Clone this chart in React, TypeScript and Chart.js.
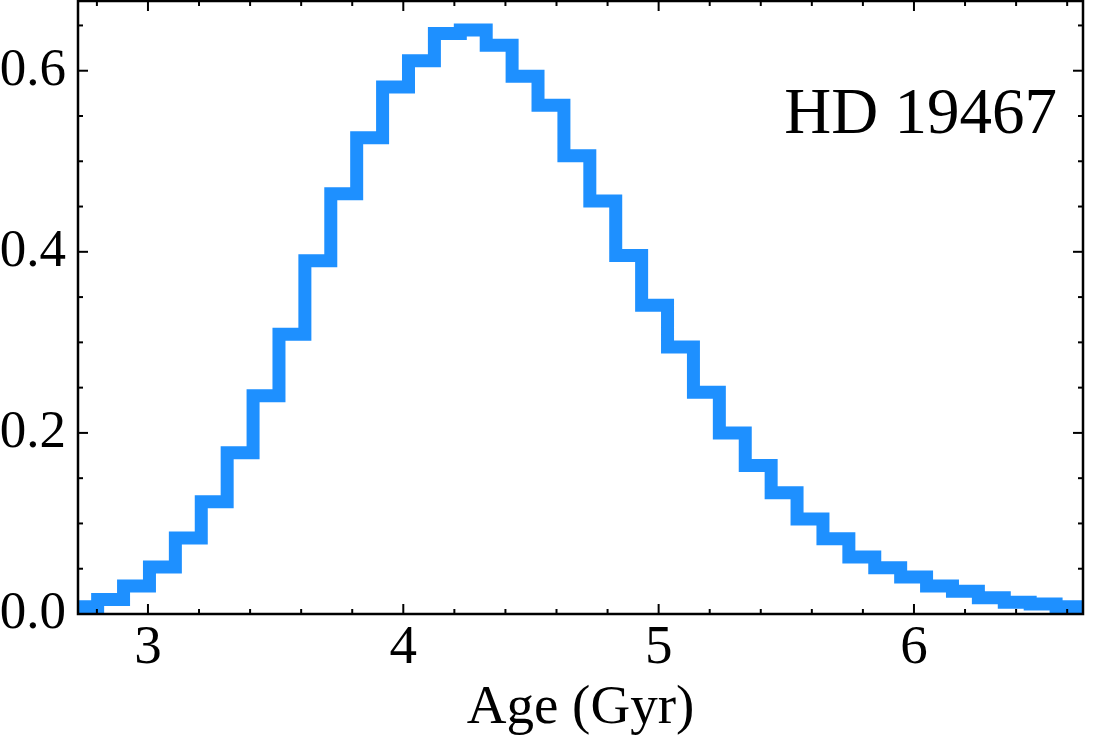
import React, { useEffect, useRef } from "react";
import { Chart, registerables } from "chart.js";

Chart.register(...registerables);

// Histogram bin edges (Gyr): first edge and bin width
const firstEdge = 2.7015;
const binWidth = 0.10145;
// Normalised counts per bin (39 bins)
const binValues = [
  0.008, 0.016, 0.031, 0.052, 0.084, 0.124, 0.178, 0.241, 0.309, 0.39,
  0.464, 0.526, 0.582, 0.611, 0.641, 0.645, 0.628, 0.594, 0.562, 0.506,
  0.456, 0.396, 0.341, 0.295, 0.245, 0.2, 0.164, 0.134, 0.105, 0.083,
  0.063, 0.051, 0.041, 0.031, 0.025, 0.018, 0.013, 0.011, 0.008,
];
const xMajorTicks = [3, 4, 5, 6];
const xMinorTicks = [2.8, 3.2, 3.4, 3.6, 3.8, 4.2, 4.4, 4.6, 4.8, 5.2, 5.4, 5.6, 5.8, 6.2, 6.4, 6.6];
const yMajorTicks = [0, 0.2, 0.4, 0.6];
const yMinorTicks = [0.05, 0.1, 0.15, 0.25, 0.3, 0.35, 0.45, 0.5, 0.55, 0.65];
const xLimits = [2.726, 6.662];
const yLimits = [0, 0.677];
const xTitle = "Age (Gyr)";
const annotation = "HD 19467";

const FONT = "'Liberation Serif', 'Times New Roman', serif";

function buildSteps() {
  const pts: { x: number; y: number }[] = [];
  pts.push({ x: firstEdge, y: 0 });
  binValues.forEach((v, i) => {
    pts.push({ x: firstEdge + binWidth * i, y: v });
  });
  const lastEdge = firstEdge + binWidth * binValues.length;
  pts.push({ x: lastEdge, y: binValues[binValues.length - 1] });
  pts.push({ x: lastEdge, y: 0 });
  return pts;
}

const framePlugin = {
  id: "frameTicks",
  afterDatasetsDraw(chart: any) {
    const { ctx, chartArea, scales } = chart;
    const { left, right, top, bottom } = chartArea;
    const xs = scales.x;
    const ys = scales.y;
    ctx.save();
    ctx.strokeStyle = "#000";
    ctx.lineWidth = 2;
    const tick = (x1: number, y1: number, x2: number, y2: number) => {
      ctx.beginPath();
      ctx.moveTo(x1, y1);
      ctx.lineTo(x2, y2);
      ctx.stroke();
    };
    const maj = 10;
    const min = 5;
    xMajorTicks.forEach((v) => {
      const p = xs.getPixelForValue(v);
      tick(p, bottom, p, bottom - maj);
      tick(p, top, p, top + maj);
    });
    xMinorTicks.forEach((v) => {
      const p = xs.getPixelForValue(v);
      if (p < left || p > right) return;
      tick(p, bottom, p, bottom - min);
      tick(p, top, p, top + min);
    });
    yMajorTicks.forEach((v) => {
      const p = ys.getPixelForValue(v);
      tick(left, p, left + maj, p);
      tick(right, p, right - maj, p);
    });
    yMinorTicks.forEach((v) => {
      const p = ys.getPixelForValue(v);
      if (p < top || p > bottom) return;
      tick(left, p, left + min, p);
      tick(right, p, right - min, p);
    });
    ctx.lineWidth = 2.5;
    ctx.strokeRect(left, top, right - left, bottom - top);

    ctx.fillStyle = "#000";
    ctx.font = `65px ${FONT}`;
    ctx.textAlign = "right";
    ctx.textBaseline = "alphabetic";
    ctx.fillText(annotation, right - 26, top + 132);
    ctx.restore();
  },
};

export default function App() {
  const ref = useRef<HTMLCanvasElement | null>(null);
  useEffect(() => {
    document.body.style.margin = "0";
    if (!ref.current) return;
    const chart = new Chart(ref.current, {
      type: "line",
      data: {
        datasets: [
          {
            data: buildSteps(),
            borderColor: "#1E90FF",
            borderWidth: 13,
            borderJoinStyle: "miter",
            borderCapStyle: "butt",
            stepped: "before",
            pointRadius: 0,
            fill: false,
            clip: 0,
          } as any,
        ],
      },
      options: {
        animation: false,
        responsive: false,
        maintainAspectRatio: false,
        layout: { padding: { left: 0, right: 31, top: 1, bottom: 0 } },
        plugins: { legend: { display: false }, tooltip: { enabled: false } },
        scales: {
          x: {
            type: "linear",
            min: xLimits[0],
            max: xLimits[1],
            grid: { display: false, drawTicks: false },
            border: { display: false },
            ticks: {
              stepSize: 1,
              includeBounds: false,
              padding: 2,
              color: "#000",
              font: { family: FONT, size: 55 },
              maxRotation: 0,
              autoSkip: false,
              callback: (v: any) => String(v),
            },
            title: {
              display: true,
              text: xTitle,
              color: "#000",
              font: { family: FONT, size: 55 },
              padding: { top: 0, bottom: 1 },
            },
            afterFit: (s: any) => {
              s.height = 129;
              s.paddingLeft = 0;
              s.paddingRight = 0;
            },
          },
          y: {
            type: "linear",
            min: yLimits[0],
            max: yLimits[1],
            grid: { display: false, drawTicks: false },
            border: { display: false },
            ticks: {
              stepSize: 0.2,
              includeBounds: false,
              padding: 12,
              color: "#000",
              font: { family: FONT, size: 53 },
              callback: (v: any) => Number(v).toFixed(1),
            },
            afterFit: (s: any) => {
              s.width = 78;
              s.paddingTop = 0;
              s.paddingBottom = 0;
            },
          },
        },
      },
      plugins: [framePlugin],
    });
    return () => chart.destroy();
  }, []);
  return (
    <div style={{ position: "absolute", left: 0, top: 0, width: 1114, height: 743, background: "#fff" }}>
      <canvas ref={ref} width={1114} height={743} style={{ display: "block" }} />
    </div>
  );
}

TASK TO CARRY OUT: Return only the lines from the start of the data through the line that contains "Chart.register(...registerables);", please, copying them exactly and omitting all pictures.

TASK SOLUTION:
Clone this chart in React, TypeScript and Chart.js.
import React, { useEffect, useRef } from "react";
import { Chart, registerables } from "chart.js";

Chart.register(...registerables);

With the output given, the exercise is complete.